Takeaways from the College Audition Process
I have never enjoyed piano and violin auditions. Through my college auditions, however, I have learned a lot about myself as a player. Here are the three major lessons I learned from the long and tiring process:
1) It is important to thoroughly research the college and its professors before visiting campus. Having background knowledge about the professors and the programs really helps when you are auditioning or taking a master lesson. When you research, you learn about the programs in which you might be interested, the faculty’s professional experience, and the types of performing opportunities offered at the college or conservatory.
2) Entering auditions with an open mind can help improve my performance. Normally at an audition, I have my heart set on a chair or a part. However, I have noticed I actually do a lot better when I enter my auditions with an open, relaxed mind. If I end up doing really well, I am surprised and proud of myself. If I do not perform as well as I had hoped, I try to find the good in my playing and take the mistakes as a learning experience.
3) No one is perfect.

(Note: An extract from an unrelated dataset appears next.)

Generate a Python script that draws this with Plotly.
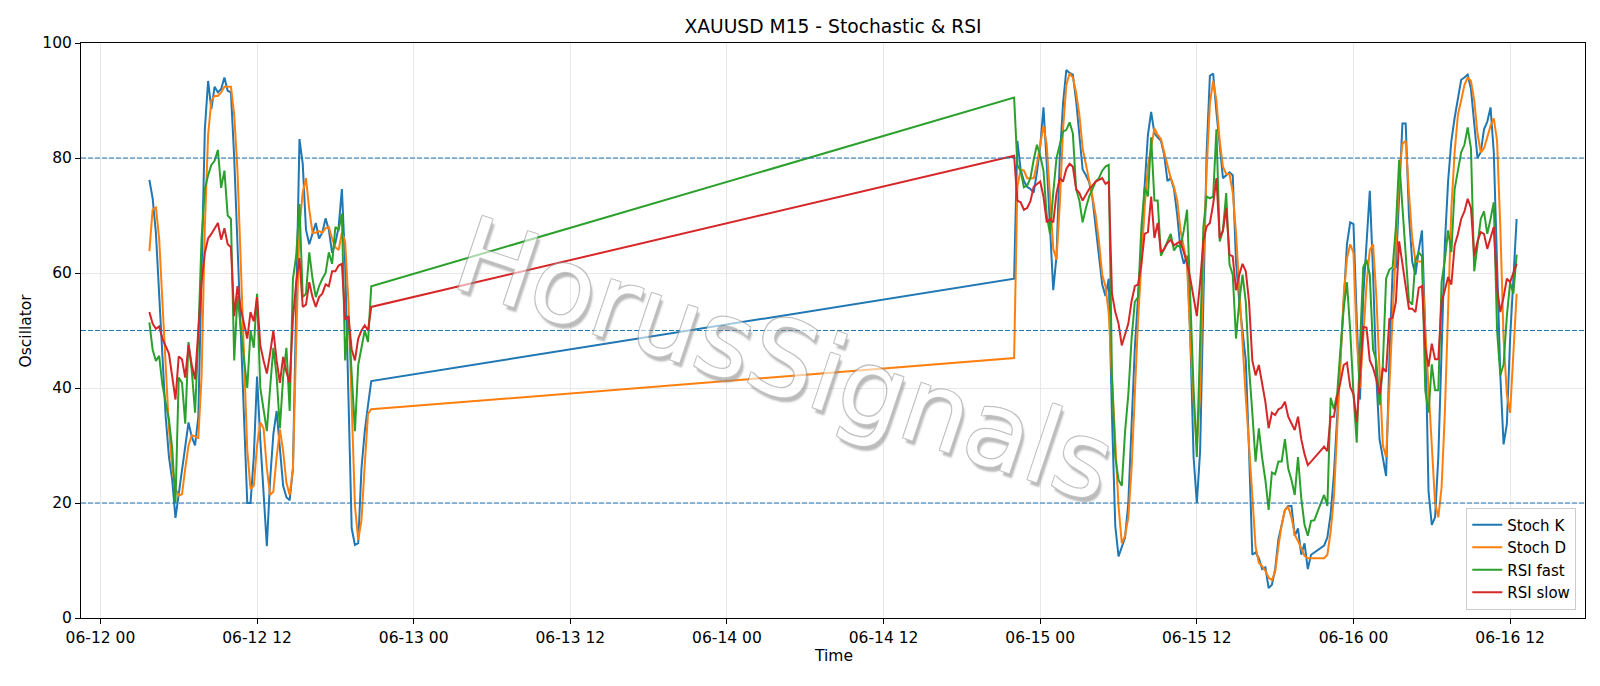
import pandas as pd
import plotly.graph_objects as go

# ---------------- data ----------------
seg1_start = "2020-06-12 03:45"
seg1_count = 69
seg2_start = "2020-06-14 22:00"
seg2_count = 155

stoch_k_1 = [76.2, 73, 67, 57, 46, 35, 28, 24, 17.4, 21.5,
             26, 30.5, 34, 31.5, 30, 35, 60, 85, 93.4, 88.5,
             92.4, 91.4, 92, 94, 91.7, 91.4, 80, 66, 50, 35,
             20, 20, 28, 42, 31, 21, 12.5, 24, 32, 36,
             29, 23, 21, 20.5, 26, 55, 83.3, 79, 67.5, 65,
             67, 68.7, 66, 67, 69.5, 67.5, 63.5, 65.2, 68, 74.6,
             61.6, 39, 15.6, 12.7, 13, 26, 32.4, 37, 41.2]
stoch_d_1 = [63.8, 71, 71.4, 66, 55, 44, 33, 26, 22.5, 21.3,
             21.5, 26, 30, 31.8, 31.5, 31.3, 42, 68, 84, 90,
             90.8, 90.8, 91.4, 92.4, 92.4, 92.4, 87.5, 77.8, 62, 45.4,
             29.2, 22.5, 23, 30, 34, 33, 26, 21.4, 22, 28,
             32.8, 29, 23.5, 21.4, 26, 48, 68, 74, 76.5, 71,
             67, 67, 67.3, 67, 67.8, 68, 66, 64.5, 64, 67,
             65.5, 55, 36, 19.5, 13.6, 17, 26.6, 35.5, 36.3]
rsi_fast_1 = [51.4, 46.7, 44.7, 45.6, 40.5, 37.8, 34.5, 29.5, 20, 41.8,
              40.9, 33.8, 48, 43, 35.7, 49, 66, 74.6, 77, 78.8,
              79.5, 81.4, 74.8, 77.8, 70, 69.4, 44.8, 56, 50, 45,
              40, 50, 47, 56.4, 40, 36, 32.5, 40, 47, 42,
              33, 42, 47, 36, 59, 63, 72, 55.8, 56.4, 63.6,
              59, 55.8, 57.7, 59, 60, 63.6, 61.6, 68, 67.5, 70.3,
              44.8, 52.5, 42, 32.5, 44, 47.3, 50, 48, 57.7]
rsi_slow_1 = [53.2, 51.2, 50.3, 50.7, 48.6, 47.3, 46, 42, 38, 45.5,
              45, 41.8, 47.5, 44, 41.5, 50, 58.4, 63.5, 66, 66.8,
              67.8, 68.7, 65.8, 67.8, 65, 64.5, 52.5, 57.7, 53.8, 51.2,
              48.6, 53.2, 51.6, 55.8, 47.4, 44.8, 42.5, 46, 50, 44.8,
              40.9, 45.4, 42.8, 40.9, 52, 58.4, 62.6, 54.1, 54.5, 58.4,
              55.8, 54.1, 55.8, 56.4, 58, 57.7, 60.3, 60.3, 61.3, 61.6,
              51.9, 52.5, 46.7, 44.8, 48.6, 50, 50.9, 50, 54.1]

stoch_k_2 = [59, 83, 78, 76, 75, 74.6, 74, 77.5, 82, 88.8,
             79, 67, 57, 63, 80, 89.5, 95.3, 94.8, 94.5, 90,
             83.5, 78, 77, 75.8, 73, 68, 63.6, 58, 56, 59,
             35, 16, 10.7, 12.5, 14, 20, 33, 47, 56, 64,
             75, 84, 88, 84.3, 83.6, 83, 80.5, 76, 76.5, 74.6,
             70, 64, 61.6, 63, 48.6, 28, 20, 29, 55, 81,
             94.3, 94.7, 88, 82.3, 76.5, 77, 77.5, 77, 62, 55,
             50, 44.8, 29, 11, 11.4, 10.4, 8.5, 8.8, 5.2, 5.8,
             8.5, 13.7, 16.2, 18.8, 19.5, 19.5, 14.3, 15.6, 11, 13,
             8.5, 11, 11.4, 11.8, 12.2, 12.6, 14, 18, 25, 35,
             46, 56, 65, 68.8, 68.5, 52, 38, 56, 66, 74.3,
             60, 42, 31, 28, 24.7, 45, 60.5, 61, 74, 86,
             86, 70, 62, 59.7, 64, 67.4, 50, 22, 16.2, 17.5,
             28, 45, 65, 76, 83, 87, 90, 93.6, 94, 94.5,
             92, 86, 80, 81, 85, 86.3, 88.8, 81, 61.6, 42.2,
             30.2, 33.7, 48.6, 58.4, 69.4]
stoch_d_2 = [45.2, 75, 78, 77.8, 76.5, 76.5, 76.5, 79, 82, 85.6,
             82.3, 73.3, 64.2, 62.3, 72, 85, 92.7, 94.7, 94, 91.4,
             87.5, 81.7, 79, 75.9, 73.3, 70, 65.5, 59.7, 57.7, 53,
             42, 29, 19.5, 13, 14.3, 17.5, 26, 39, 52, 61.6,
             71.3, 78.5, 82, 85.2, 84, 83.3, 81, 78.5, 76.5, 75,
             72.6, 67.4, 64.2, 61.6, 48.6, 37.6, 29.8, 39, 61.6, 77.8,
             89.5, 93.4, 90, 83, 78.5, 77.2, 77.2, 74, 67, 57,
             47.7, 38.3, 30, 21, 12.4, 9.6, 9, 8.2, 7, 6.6,
             8, 12.5, 16.2, 18.8, 19.3, 17.5, 14.5, 13.4, 12, 10.8,
             10.4, 10.4, 10.4, 10.4, 10.4, 10.4, 11, 15, 21, 32,
             45, 56, 62.5, 65, 63.5, 48.6, 40, 50, 58, 64,
             65, 56, 42, 30, 28, 40, 54, 66, 77, 82.5,
             83, 74, 66, 62, 62, 62, 50, 40, 28, 20,
             17.5, 22.7, 35.7, 55, 71.3, 81, 87.5, 90, 92.7, 94,
             93.4, 90, 84.3, 81, 81.7, 83.6, 85.6, 86.9, 83, 68,
             48.6, 38.9, 35.7, 46, 56.4]
rsi_fast_2 = [90.5, 78.8, 77.8, 74.9, 75.2, 76.5, 79.7, 82.3, 80.4, 77.8,
              70, 66.8, 74, 80, 82.3, 84.6, 84.9, 86.2, 84.3, 74.6,
              72.6, 68.8, 71.3, 73.3, 74.6, 75.9, 76.5, 77.8, 78.5, 78.8,
              42, 28, 24, 23, 32.4, 38.9, 48.6, 55, 55.8, 68,
              74.9, 73.3, 83.6, 72.6, 72.6, 63, 64.2, 65.5, 66.8, 63.9,
              64.8, 64.5, 67.4, 71, 55, 40, 28, 50, 68, 73.3,
              73, 73.3, 85, 65.5, 67.4, 73.9, 61.5, 59.7, 48.6, 55,
              59.7, 55, 43.5, 35.7, 27.2, 33, 27.9, 24, 18.8, 25.3,
              25, 27.2, 27.2, 31.1, 26, 24, 21.4, 28, 20.8, 16.2,
              14.3, 16.9, 17, 18.5, 20, 21.4, 19.5, 38.3, 36.3, 39,
              46.7, 53.8, 58.4, 50, 39, 30.5, 47.4, 61, 62.3, 59.7,
              46.7, 44.8, 37, 44, 59, 60.6, 61, 68, 79.7, 71.3,
              64.2, 55.1, 54.5, 62.3, 63.6, 62.9, 39.6, 35.7, 44.1, 39.6,
              39.6, 58.4, 62.3, 67.4, 63.6, 74.6, 77.8, 81, 82.3, 85.3,
              81.7, 60.3, 64.8, 69.4, 70.7, 66.8, 69.4, 72.3, 50, 42.2,
              44.1, 52.5, 58.4, 56.4, 63.2]
rsi_slow_2 = [80.4, 72.6, 72.3, 71, 71.3, 72.5, 75, 75.5, 75.9, 73.3,
              68.8, 69.4, 68.8, 73.9, 76.5, 75.9, 78.1, 79, 78.5, 74.6,
              73.9, 72.6, 73.6, 74.6, 75.2, 75.9, 76.2, 76.5, 75.5, 75.9,
              56.4, 53.2, 51.2, 47.4, 49.3, 51.2, 55.1, 57.7, 58, 61.6,
              66.8, 67.1, 73.3, 66.1, 68.7, 63.6, 64.2, 65.2, 65.8, 64.8,
              65.2, 65.5, 63.6, 61.6, 59, 55.8, 52.5, 58.4, 65.5, 68.1,
              68.7, 72, 76.5, 66.1, 67.4, 71.3, 63.2, 62.9, 57, 59.7,
              61.6, 60.3, 55, 44.8, 42.2, 44, 40.9, 37.6, 33, 35.7,
              35.3, 36.3, 36.6, 37.6, 35, 33.7, 32.7, 35, 31.1, 28.5,
              26.6, 27.2, 27.9, 28.5, 29.2, 29.8, 29, 35, 35, 38.5,
              41, 44, 44.4, 40.2, 38.9, 34, 42, 50.6, 50.5, 44.8,
              43.5, 41.5, 38.9, 43.5, 42.8, 52, 52.2, 55, 65.5, 61.6,
              58.4, 53.8, 53.8, 53.2, 57.4, 57.7, 47, 43.7, 47.7, 45,
              45, 55, 57, 59.3, 58, 64.8, 66.8, 69.4, 70.7, 72.9,
              71.3, 62.9, 65.5, 67.1, 66.8, 64.2, 66.1, 68, 57.4, 53.2,
              55.8, 59, 58.4, 60, 61.6]

levels = [20, 50, 80]
series_names = ["Stoch K", "Stoch D", "RSI fast", "RSI slow"]
series_colors = ["#1f77b4", "#ff7f0e", "#2ca02c", "#d62728"]

# ---------------- build ----------------
times = pd.date_range(seg1_start, periods=seg1_count, freq="15min").append(
    pd.date_range(seg2_start, periods=seg2_count, freq="15min"))
series = [stoch_k_1 + stoch_k_2, stoch_d_1 + stoch_d_2,
          rsi_fast_1 + rsi_fast_2, rsi_slow_1 + rsi_slow_2]

span = times[-1] - times[0]
x_lo = times[0] - span * 0.05
x_hi = times[-1] + span * 0.05

FONT = "DejaVu Sans"
TICK = 15.5
fig = go.Figure()
for name, col, vals in zip(series_names, series_colors, series):
    fig.add_trace(go.Scatter(x=times, y=vals, mode="lines", name=name,
                             line=dict(color=col, width=2)))

for lv in levels:
    fig.add_shape(type="line", xref="paper", x0=0, x1=1, yref="y", y0=lv, y1=lv,
                  line=dict(color="#1f77b4", width=1.2, dash="5px,2px"), layer="above")

axis_common = dict(showgrid=True, gridcolor="#e8e8e8", gridwidth=1,
                   ticks="outside", ticklen=5, tickwidth=1, tickcolor="black",
                   showline=True, linecolor="black", linewidth=1, mirror=True,
                   zeroline=False, tickfont=dict(family=FONT, size=TICK, color="black"))

fig.update_layout(
    width=1600, height=686,
    margin=dict(l=81, r=15, t=43, b=68),
    paper_bgcolor="white", plot_bgcolor="white",
    font=dict(family=FONT, size=TICK, color="black"),
    title=dict(text="XAUUSD M15 - Stochastic & RSI", x=0.5, xref="paper",
               y=1 - 26 / 686, yref="container", yanchor="middle", xanchor="center",
               font=dict(family=FONT, size=18.7, color="black")),
    xaxis=dict(type="date", range=[x_lo, x_hi], tickformat="%m-%d %H",
               tick0="2020-06-12 00:00", dtick=12 * 3600 * 1000, **axis_common),
    yaxis=dict(range=[0, 100], dtick=20, tick0=0, **axis_common),
    showlegend=True,
    legend=dict(x=0.9942, y=0.0146, xanchor="right", yanchor="bottom",
                bgcolor="white", bordercolor="#cccccc", borderwidth=1,
                font=dict(family=FONT, size=15, color="black"),
                tracegroupgap=0, itemwidth=30),
    hovermode=False,
)

fig.add_annotation(text="Time", xref="paper", yref="paper", x=0.5, y=-0.066,
                   showarrow=False, xanchor="center", yanchor="middle",
                   font=dict(family=FONT, size=TICK, color="black"))
fig.add_annotation(text="Oscillator", xref="paper", yref="paper", x=-0.0366, y=0.5,
                   showarrow=False, textangle=-90, xanchor="center", yanchor="middle",
                   font=dict(family=FONT, size=TICK, color="black"))

# watermark: white letters, thin grey outline, soft grey drop shadow, semi-transparent
outline = "#9a9a9a"
fig.add_annotation(text="HorusSignals", xref="paper", yref="paper", x=0.468, y=0.448,
                   showarrow=False, textangle=18.5, xanchor="center", yanchor="middle",
                   opacity=0.6,
                   font=dict(family=FONT, size=105, color="white",
                             shadow=(f"-1px -1px 0 {outline}, 1px -1px 0 {outline}, "
                                     f"-1px 1px 0 {outline}, 1px 1px 0 {outline}, "
                                     "4px 4px 2px #8f8f8f")))

fig.write_html("out.html", config={"displayModeBar": False})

Going into sample lessons with professors with whom I could possibly work in the future was probably the challenging part of the auditioning process. In this situation, instead of the teacher evaluating you, you are responsible for evaluating if the chemistry works between you two. Basically, the teacher is auditioning for you. Three out of five lessons, I completely disagreed with a teacher on his/her teaching style. Through these private lessons, however, I learned a lot both about myself and techniques I did not know about before. Finding a new teacher after studying with someone you have had an emotional connection with since Lower School can seem difficult, but just know that you are building off of what you know already and you can always keep in contact with your past teachers.